How to avoid sudden shock

Naval War College Review, Autumn, 2004 by Frank Hoffman

Schwartz, Peter. Inevitable Surprises: Thinking Ahead in a Time of Turbulence. New York: Gotham, 2003. 245pp. $27

The intelligence community is getting a bad rap these days as it attempts to help policy makers weather the myriad national security challenges in the Age of Disruption. The controversy over weapons of mass destruction and protracted post-conflict insurgency in Iraq are only two incidents in a series of surprises. Whether it is the demise of the Soviet Union, economic collapses in Southeast Asia, the development of nuclear weapons in India and Pakistan, North Korea's nuclear and missile programs, terrorist attacks on the United States, or the subsequent anthrax attacks, being taken by surprise is becoming the norm.

Peter Schwartz, however, was not knocked for a loop by many of these events--in some cases he predicted them. Schwartz is an expert at avoiding surprises. Starting with his work with Royal Shell in the 1970s, his efforts with the Pentagon's eighty-year-old futurist and director of the Office of Net Assessment, Andrew Marshall, and the U.S. National Security Commission in the last decade, up to his present consulting work with the Global Business Network, Schwartz has made a career out of helping clients avoid strategic surprises. He does not necessarily make forecasts, but he does predict that denial, defensiveness, and ignorance are the principal preceptors for sudden shock.

Schwartz's specialty is researching the innumerable drivers and wild cards in our environment from which he can craft scenarios that will help strategic planners and decision makers anticipate crises well before they happen. He is no stranger to naval readers, who will be familiar with his The Art of the Long View: Planning for the Future in an Uncertain World (Currency, 1991), once required reading at the Naval War College. In Inevitable Surprises, Schwartz points out that we will face numerous sharp jolts or major discontinuities in political, military, and economic areas. "If anything," he notes, "there will be more, not fewer, surprises in the future, and they will all be interconnected."

These interconnected surprises, which Schwartz calls discontinuities, will bring about a different world, one in which the rules of the game are fundamentally altered. The critical value of this work is the author's belief that many of these discontinuities have their roots in ongoing trends and that we can anticipate them. By realizing what today's driving forces are, we can alter our perception about today's emerging realities, anticipate the consequences, and avoid surprise.

Schwartz offers a simple process for thinking anew and avoiding major shocks. The first step is to pay attention and identify and monitor the driving forces that influence tomorrow's world, get ahead of the so-called inevitable surprises, and prepare for them. The second step is to remove ourselves from the rigid mental paradigms about what is fixed and what can be changed in the landscape. The final step is to envision new strategies for dealing with new circumstances.

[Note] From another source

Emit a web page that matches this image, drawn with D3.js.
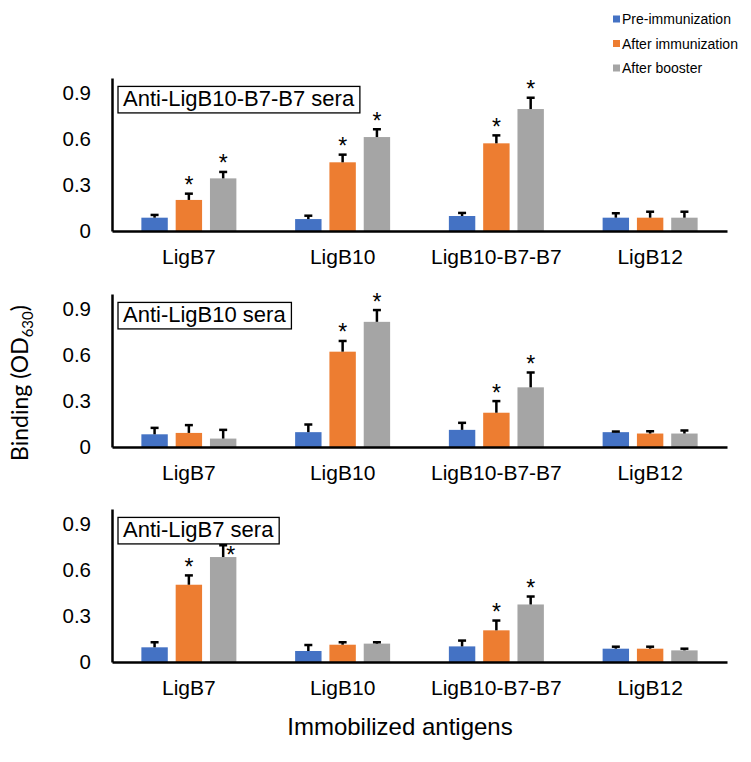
<!DOCTYPE html>
<html>
<head>
  <meta charset="utf-8">
  <title>Binding of sera to immobilized antigens</title>
  <style>
  body { margin: 0; background: #fff; }
  svg { display: block; font-family: Arial, "Liberation Sans", sans-serif; }
  .axis path { stroke: #000; stroke-width: 2.5px; }
  .axis text { fill: #000; }
  .err line { stroke: #000; stroke-width: 2.5px; }
  .box rect { fill: #fff; stroke: #000; stroke-width: 1.3px; }
  </style>
</head>
<body>
  <div id="chart"></div>
  <script src="https://cdn.jsdelivr.net/npm/d3@7"></script>
  <script>
  // data
  var categories = ["LigB7", "LigB10", "LigB10-B7-B7", "LigB12"];
  var seriesNames = ["Pre-immunization", "After immunization", "After booster"];
  var seriesColors = ["#4472C4", "#ED7D31", "#A5A5A5"];
  var panelTitles = ["Anti-LigB10-B7-B7 sera", "Anti-LigB10 sera", "Anti-LigB7 sera"];
  var yTicks = [0, 0.3, 0.6, 0.9];

  // means per category (rows) and series (columns)
  var means1 = [[0.087, 0.203, 0.344], [0.078, 0.449, 0.614], [0.098, 0.573, 0.797], [0.087, 0.087, 0.087]];
  var errs1  = [[0.018, 0.041, 0.042], [0.022, 0.050, 0.051], [0.020, 0.052, 0.074], [0.029, 0.039, 0.039]];
  var stars1 = [[0, 1, 1], [0, 1, 1], [0, 1, 1], [0, 0, 0]];

  var means2 = [[0.083, 0.092, 0.055], [0.097, 0.623, 0.818], [0.112, 0.224, 0.390], [0.097, 0.088, 0.088]];
  var errs2  = [[0.042, 0.051, 0.057], [0.050, 0.070, 0.077], [0.046, 0.076, 0.097], [0.004, 0.015, 0.020]];
  var stars2 = [[0, 0, 0], [0, 1, 1], [0, 1, 1], [0, 0, 0]];

  var means3 = [[0.096, 0.505, 0.686], [0.072, 0.113, 0.120], [0.102, 0.207, 0.376], [0.087, 0.087, 0.076]];
  var errs3  = [[0.033, 0.061, 0.077], [0.039, 0.016, 0.009], [0.038, 0.064, 0.052], [0.013, 0.013, 0.011]];
  var stars3 = [[0, 1, 1], [0, 0, 0], [0, 1, 1], [0, 0, 0]];

  var panels = [
    {title: panelTitles[0], means: means1, errs: errs1, stars: stars1},
    {title: panelTitles[1], means: means2, errs: errs2, stars: stars2},
    {title: panelTitles[2], means: means3, errs: errs3, stars: stars3}
  ];

  var width = 751, height = 762;
  var left = 112, right = 727;
  var panelH = 153;
  var baselines = [231, 447, 662];

  var svg = d3.select("#chart").append("svg")
    .attr("width", width)
    .attr("height", height);

  var x = d3.scaleBand().domain(categories).range([left, right]);
  var xs = d3.scaleBand().domain(d3.range(seriesNames.length)).range([-47.5, 47.5]).paddingInner(0.23);

  panels.forEach(function(p, pi) {
    var base = baselines[pi];
    var y = d3.scaleLinear().domain([0, 1]).range([base, base - panelH]);
    var g = svg.append("g");

    // flatten the panel into one row per bar
    var rows = [];
    categories.forEach(function(c, ci) {
      seriesNames.forEach(function(s, si) {
        rows.push({cat: c, si: si, v: p.means[ci][si], e: p.errs[ci][si], star: p.stars[ci][si]});
      });
    });
    var cx = function(d) { return x(d.cat) + x.bandwidth() / 2 + xs(d.si) + xs.bandwidth() / 2; };

    g.selectAll(".bar").data(rows).enter().append("rect")
      .attr("class", "bar")
      .attr("x", function(d) { return x(d.cat) + x.bandwidth() / 2 + xs(d.si); })
      .attr("width", xs.bandwidth())
      .attr("y", function(d) { return y(d.v); })
      .attr("height", function(d) { return base - y(d.v); })
      .attr("fill", function(d) { return seriesColors[d.si]; });

    // upper error bars
    var eg = g.selectAll(".err").data(rows).enter().append("g").attr("class", "err");
    eg.append("line")
      .attr("x1", cx).attr("x2", cx)
      .attr("y1", function(d) { return y(d.v); })
      .attr("y2", function(d) { return y(d.v + d.e); });
    eg.append("line")
      .attr("x1", function(d) { return cx(d) - 4; })
      .attr("x2", function(d) { return cx(d) + 4; })
      .attr("y1", function(d) { return y(d.v + d.e); })
      .attr("y2", function(d) { return y(d.v + d.e); });

    // y axis
    g.append("g")
      .attr("class", "axis")
      .attr("transform", "translate(" + left + ",0)")
      .call(d3.axisLeft(y).tickValues(yTicks).tickSize(0).tickPadding(21)
        .tickFormat(function(d) { return d === 0 ? "0" : d3.format(".1f")(d); }))
      .call(function(a) { a.selectAll("text").attr("font-size", 20.5).attr("font-family", null); });

    // x axis
    g.append("g")
      .attr("class", "axis")
      .attr("transform", "translate(0," + base + ")")
      .call(d3.axisBottom(x).tickSize(0).tickPadding(18))
      .call(function(a) { a.selectAll("text").attr("font-size", 21).attr("font-family", null); });

    // panel title box
    var box = g.append("g").attr("class", "box");
    var rect = box.append("rect");
    var t = box.append("text")
      .attr("x", left + 11)
      .attr("y", y(0.945) + 20)
      .attr("font-size", 22)
      .text(p.title);
    var bb = t.node().getBBox();
    var bx0 = left + 6, by0 = y(0.945), bx1 = bb.x + bb.width + 5, by1 = by0 + 26.5;
    rect.attr("x", bx0).attr("y", by0).attr("width", bx1 - bx0).attr("height", by1 - by0);

    // significance stars; move beside the bar when they would hit the title box
    rows.filter(function(d) { return d.star; }).forEach(function(d) {
      var top = y(d.v + d.e);
      var sx = cx(d), sy = top - 0.5, anchor = "middle";
      if (sx < bx1 + 4 && sy - 19 < by1) {
        sx = cx(d) + 3; sy = top + 18; anchor = "start";
      }
      g.append("text")
        .attr("x", sx).attr("y", sy)
        .attr("text-anchor", anchor)
        .attr("font-size", 23)
        .text("*");
    });
  });

  // legend
  var legend = svg.append("g");
  seriesNames.forEach(function(s, i) {
    var ly = 19 + i * 24.5;
    legend.append("rect")
      .attr("x", 613).attr("y", ly - 3.5)
      .attr("width", 7).attr("height", 7)
      .attr("fill", seriesColors[i]);
    legend.append("text")
      .attr("x", 622).attr("y", ly + 5)
      .attr("font-size", 14)
      .text(s);
  });

  // axis titles
  svg.append("text")
    .attr("x", 400).attr("y", 735)
    .attr("text-anchor", "middle")
    .attr("font-size", 24)
    .text("Immobilized antigens");

  var yt = svg.append("text")
    .attr("transform", "translate(28,383) rotate(-90)")
    .attr("text-anchor", "middle")
    .attr("font-size", 23)
    .attr("font-family", "Lato, 'Open Sans', sans-serif");
  yt.append("tspan").text("Binding (OD");
  yt.append("tspan").attr("font-size", 15).attr("dy", 5).text("630");
  yt.append("tspan").attr("dy", -5).text(")");
  </script>
</body>
</html>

Most of this book discusses macro-level factors in terms of social, economic, and technological change. Some of the discontinuities Schwartz deals with in chapter-length detail include: dramatic extension in human longevity based on improvements in medical science, with substantial influences on retirement, social institutions, and the political power of influential centenarians; a "great flood" of immigration with resultant social tensions in China, Europe, and the United States; continued economic growth in the developing world and a return to what Schwartz called the "long boom," predicated upon the enhanced productivity of the Information Age and the updated critical infrastructure that undergirds it; a series of interrelated breakthroughs in science and technology, especially nanotechnology, biomaterials, and regenerative medicine, quantum computers, and fuel cells; and a few environmental crises, including the impact of global climate warming and the coming of a great plague.

Military professionals and policy analysts will be particularly interested in Schwartz's range of geopolitical scenarios. In one scenario, the European Union consolidates into an effective bloc and begins to challenge what it perceives as America the rogue superpower. China also grows in political and military muscle, and it too seeks to check the global dominance and influence of the United States. On the other extreme, Schwartz paints a scenario of American preeminence, including complete dominance of space with instant global strike. In this scenario, because the benefits of a benign superpower are shared, a quiet and sustained Pax Americana emerges.

Before anyone gets complacent about American preeminence, read chapter 5, in which the author details the dismal prospects of the near future. His "catalog of disorder" includes an updated version of the Four Horsemen of the Apocalypse, beginning with terrorism, religious wars--including evangelical Christianity in Africa--criminal statehood in Mexico, ethnic conflict, and HIV/AIDS. Schwartz's grasp of the interrelated nature of many of these depressing transnational problems is masterful. His grim projections of such disorders are largely predetermined, thus inevitable and therefore troubling. These future flashpoints are all too rarely identified as issues in the national security community until U.S. military forces are dispatched to provide some form of stability.